The influence of relatives, friends and neighbours on a patient's decision to use CAM has been reported in both adults and children [7, 46, 47, 50, 51]. The high percentage (79%) of parents influenced in this study by relatives, friends and neighbours to use CAMs for their children is comparable to the 60%–86% previously reported [50, 51].

None of the parents in this study disclosed the use of CAM for their children to the doctors, in contrast to the 63% and 66% who reported CAM use in other studies [51, 54]. High percentages (73%–81%) of parents who use CAM for their children have been reported to be eager to discuss such usage with their doctors [45, 48, 55]. A similar proportion of mothers (85%) in this study was willing to discuss CAM use for their children with doctors but did not do so because they were not asked. Doctors are therefore advised to encourage parents to discuss CAM use for their children freely during hospital visits and to be willing to initiate discussions on this issue.

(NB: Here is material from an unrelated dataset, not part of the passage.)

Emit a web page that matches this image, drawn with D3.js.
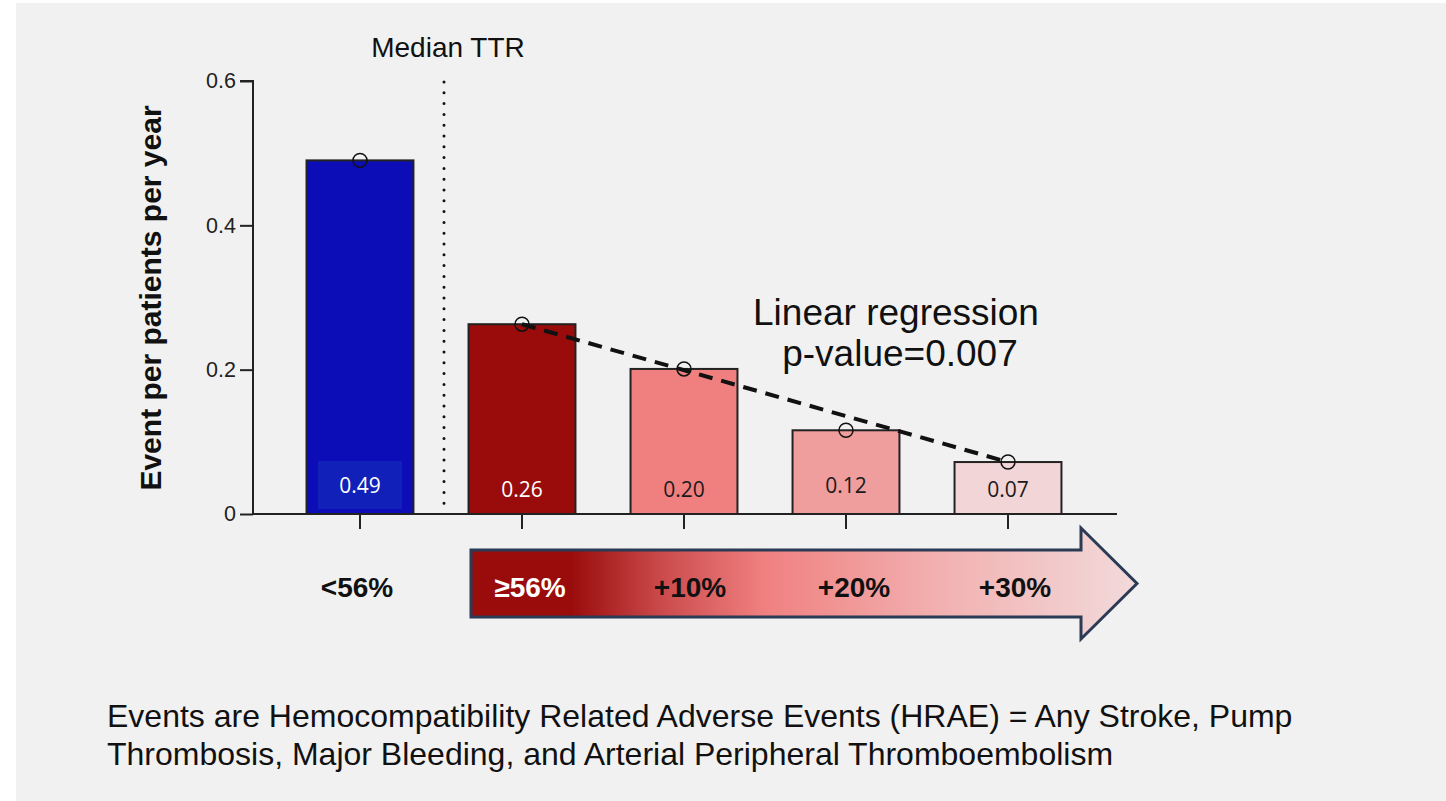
<!DOCTYPE html>
<html><head><meta charset="utf-8">
<script src="https://cdn.jsdelivr.net/npm/d3@7"></script>
<style>html,body{margin:0;padding:0;background:#fff;}</style>
</head><body>
<svg id="c" width="1446" height="801" font-family="Arial, 'Liberation Sans', Helvetica, sans-serif"></svg>
<script>
const categories = ["<56%", "≥56%", "+10%", "+20%", "+30%"];
const values = [0.49, 0.263, 0.201, 0.116, 0.072];
const valueLabels = ["0.49", "0.26", "0.20", "0.12", "0.07"];
const barColors = ["#0d0db8", "#9a0c0c", "#f08080", "#ef9d9d", "#f2d5d6"];
const labelColors = ["#ffffff", "#ffffff", "#1a1a1a", "#1a1a1a", "#1a1a1a"];
const yTicks = [0, 0.2, 0.4, 0.6];
const yTickLabels = ["0", "0.2", "0.4", "0.6"];

const FONT = "Arial, 'Liberation Sans', Helvetica, sans-serif";
const svg = d3.select("#c");
svg.append("rect").attr("x", 16).attr("y", 3).attr("width", 1430).attr("height", 798).attr("fill", "#f1f1f1");

const x = d3.scaleBand().domain(categories).range([279, 1089]).paddingInner(0.34).paddingOuter(0.17);
const y = d3.scaleLinear().domain([0, 0.6]).range([514, 81]);

const g = svg.append("g");

// bars
g.selectAll("rect.bar").data(values).join("rect")
  .attr("x", (d, i) => x(categories[i]))
  .attr("y", d => y(d))
  .attr("width", x.bandwidth())
  .attr("height", d => y(0) - y(d))
  .attr("fill", (d, i) => barColors[i])
  .attr("stroke", "#222").attr("stroke-width", 2);

// label box in first bar
g.append("rect").attr("x", x(categories[0]) + x.bandwidth() / 2 - 42).attr("y", 461)
  .attr("width", 84).attr("height", 48).attr("fill", "#1020b8");

// value labels
g.selectAll("text.vl").data(values).join("text")
  .attr("x", (d, i) => x(categories[i]) + x.bandwidth() / 2)
  .attr("y", (d, i) => [493, 497, 497, 493, 497][i])
  .attr("text-anchor", "middle")
  .attr("font-family", "'Open Sans', 'Noto Sans', sans-serif")
  .attr("font-size", 21)
  .attr("fill", (d, i) => labelColors[i])
  .text((d, i) => valueLabels[i]);

// y axis
const yAxis = d3.axisLeft(y).tickValues(yTicks).tickFormat((d, i) => yTickLabels[i]).tickSize(13).tickPadding(4);
const ya = svg.append("g").attr("transform", "translate(253,0)").call(yAxis);
ya.attr("font-family", FONT).attr("font-size", 21.5);
ya.select(".domain").attr("stroke", "#222").attr("stroke-width", 2).attr("d", "M-13,81H0V514");
ya.selectAll(".tick line").attr("stroke", "#222").attr("stroke-width", 2);
ya.selectAll(".tick text").attr("fill", "#222");

// x axis
const xAxis = d3.axisBottom(x).tickSize(15).tickFormat("");
const xa = svg.append("g").attr("transform", "translate(0,514)").call(xAxis);
xa.select(".domain").attr("stroke", "#222").attr("stroke-width", 2).attr("d", "M253,0H1117");
xa.selectAll(".tick line").attr("stroke", "#222").attr("stroke-width", 2);

// circles
g.selectAll("circle.pt").data(values).join("circle")
  .attr("cx", (d, i) => x(categories[i]) + x.bandwidth() / 2)
  .attr("cy", d => y(d))
  .attr("r", 7)
  .attr("fill", "none").attr("stroke", "#111").attr("stroke-width", 1.5);

// regression dashed line between first and last of red group
const cx = i => x(categories[i]) + x.bandwidth() / 2;
svg.append("line")
  .attr("x1", cx(1)).attr("y1", y(values[1]))
  .attr("x2", cx(4)).attr("y2", y(values[4]))
  .attr("stroke", "#111").attr("stroke-width", 4).attr("stroke-dasharray", "14,9");

// median line
svg.append("line").attr("x1", 444).attr("x2", 444).attr("y1", 82).attr("y2", 508)
  .attr("stroke", "#111").attr("stroke-width", 3).attr("stroke-linecap", "round").attr("stroke-dasharray", "0,10.8");
svg.append("text").attr("x", 448).attr("y", 57).attr("text-anchor", "middle").attr("font-size", 28).attr("fill", "#111").text("Median TTR");

// regression text
svg.append("text").attr("x", 896).attr("y", 325).attr("text-anchor", "middle").attr("font-size", 37).attr("fill", "#111").text("Linear regression");
svg.append("text").attr("x", 900).attr("y", 366).attr("text-anchor", "middle").attr("font-size", 37).attr("fill", "#111").text("p-value=0.007");

// y axis title
svg.append("text").attr("transform", "translate(161,298) rotate(-90)").attr("text-anchor", "middle")
  .attr("font-size", 30).attr("font-weight", "bold").attr("fill", "#111").text("Event per patients per year");

// gradient arrow
const defs = svg.append("defs");
const grad = defs.append("linearGradient").attr("id", "ag").attr("x1", "0%").attr("x2", "100%").attr("y1", "0%").attr("y2", "0%");
[[0, "#9a0c0c"], [0.15, "#9a0c0c"], [0.29, "#cc4c4d"], [0.44, "#f08080"], [0.7, "#f2b0b0"], [1, "#f2dadb"]]
  .forEach(([o, c]) => grad.append("stop").attr("offset", o).attr("stop-color", c));
const ax0 = 471, ax1 = 1081, tip = 1137, ty0 = 550, ty1 = 617, hy0 = 528, hy1 = 639;
svg.append("path")
  .attr("d", `M${ax0},${ty0}H${ax1}V${hy0}L${tip},${(hy0 + hy1) / 2}L${ax1},${hy1}V${ty1}H${ax0}Z`)
  .attr("fill", "url(#ag)").attr("stroke", "#2b3a55").attr("stroke-width", 3).attr("stroke-linejoin", "miter");

// category labels
const catX = [357, 530, 690, 854, 1015];
const catColors = ["#111", "#fff", "#111", "#111", "#111"];
svg.selectAll("text.cat").data(categories).join("text")
  .attr("x", (d, i) => catX[i]).attr("y", 597).attr("text-anchor", "middle")
  .attr("font-size", 28).attr("font-weight", "bold").attr("fill", (d, i) => catColors[i]).text(d => d);

// footnote
svg.append("text").attr("x", 107).attr("y", 727).attr("font-size", 32).attr("fill", "#111")
  .text("Events are Hemocompatibility Related Adverse Events (HRAE) = Any Stroke, Pump");
svg.append("text").attr("x", 107).attr("y", 765).attr("font-size", 32).attr("fill", "#111")
  .text("Thrombosis, Major Bleeding, and Arterial Peripheral Thromboembolism");
</script>
</body></html>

Only a few studies have looked at the cost of CAM [10, 46, 50]. Soo et al [46] found no significant difference in total median cost between CAM and conventional therapies (31.7 US$ vs 50.0 US$ per month). Between £ 5 and £20 per month was expended on non-medicinal CAM for children and adolescents in Wales [53], and $A 25–400 per month for children with asthma in Australia [10]. Approximately US$ 70.1 per month was expended on CAMs by each parent in the present study. This is almost twice the median amount spent on CAMs in other studies [10, 46, 50]. Since most of the parents in this study were low-income earners, this appears to be significant amount and may cause an economic drain on their purses. It would have been more appropriate to compare CAM costs with conventional therapy costs for these patients, but this was not done because healthcare treatment is free for children in Lagos.

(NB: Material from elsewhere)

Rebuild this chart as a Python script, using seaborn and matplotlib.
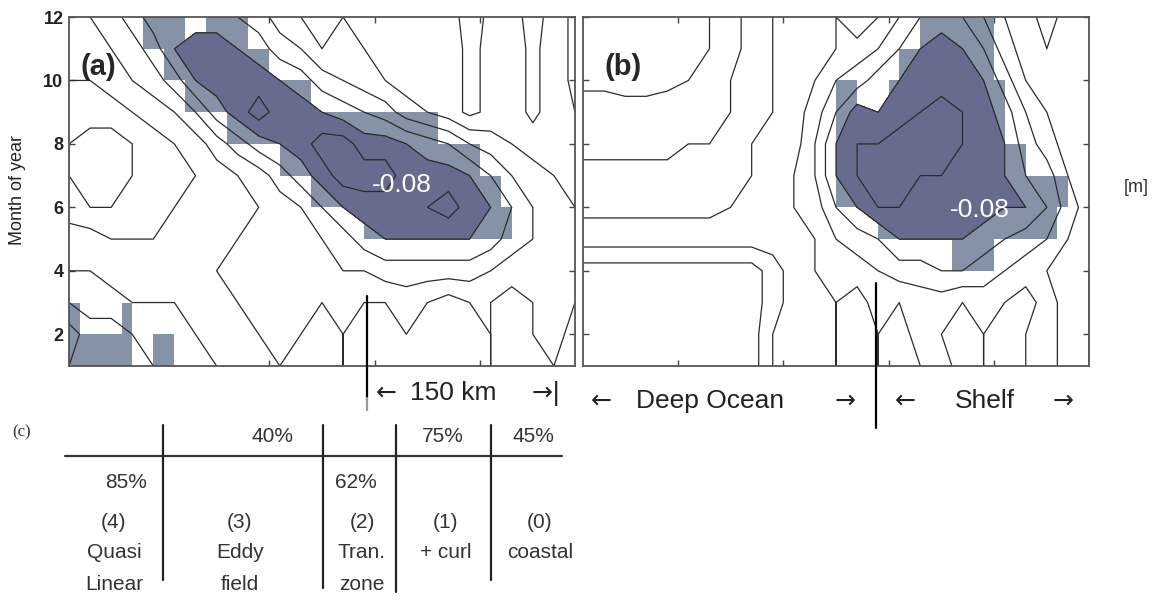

CAM therapy has been reported to be beneficial for children by some parents [10, 13, 43, 44]. Such benefits included prevention of illness, maintenance of good health, relief of musculoskeletal pain, control of asthma symptoms, treatment of mild respiratory problems, relief of pain in sickle cell anaemia and enhancement of the immune system in cancer. It is therefore not surprising to see that 80% of parents used CAM to treat or cure their children. It should be noted that the 7% of parents who perceived their children as cured were among the 16 parents who had discontinued CAM six months previously. CAM was discontinued because the symptoms of the illness recurred in their children with exacerbation after their regular medications had been discontinued. The fact that approximately half the parents (46%) of the CAM users reported some benefits of CAM to their children, albeit non-specific, calls for clinical trials of CAMs to establish parents' claim and assess the safety of the therapy for children.

This study has focused on evaluating CAM use in children with chronic illnesses. A comparative study with a control cohort of Nigerian children with no illness would have provided more information about CAM use. This is however another limitation of the study.


CAM use is a common phenomenon amongst children with epilepsy, sickle cell anaemia and asthma in Lagos, Nigeria. Parents considered CAM to be beneficial for their children and were willing to discuss its use with their doctors. Paediatric doctors should initiate discussion on CAM use during clinic visits to enable parents to make informed decisions about it. Clinical trials of the biological CAM products should be done to ensure that these products are safe for children.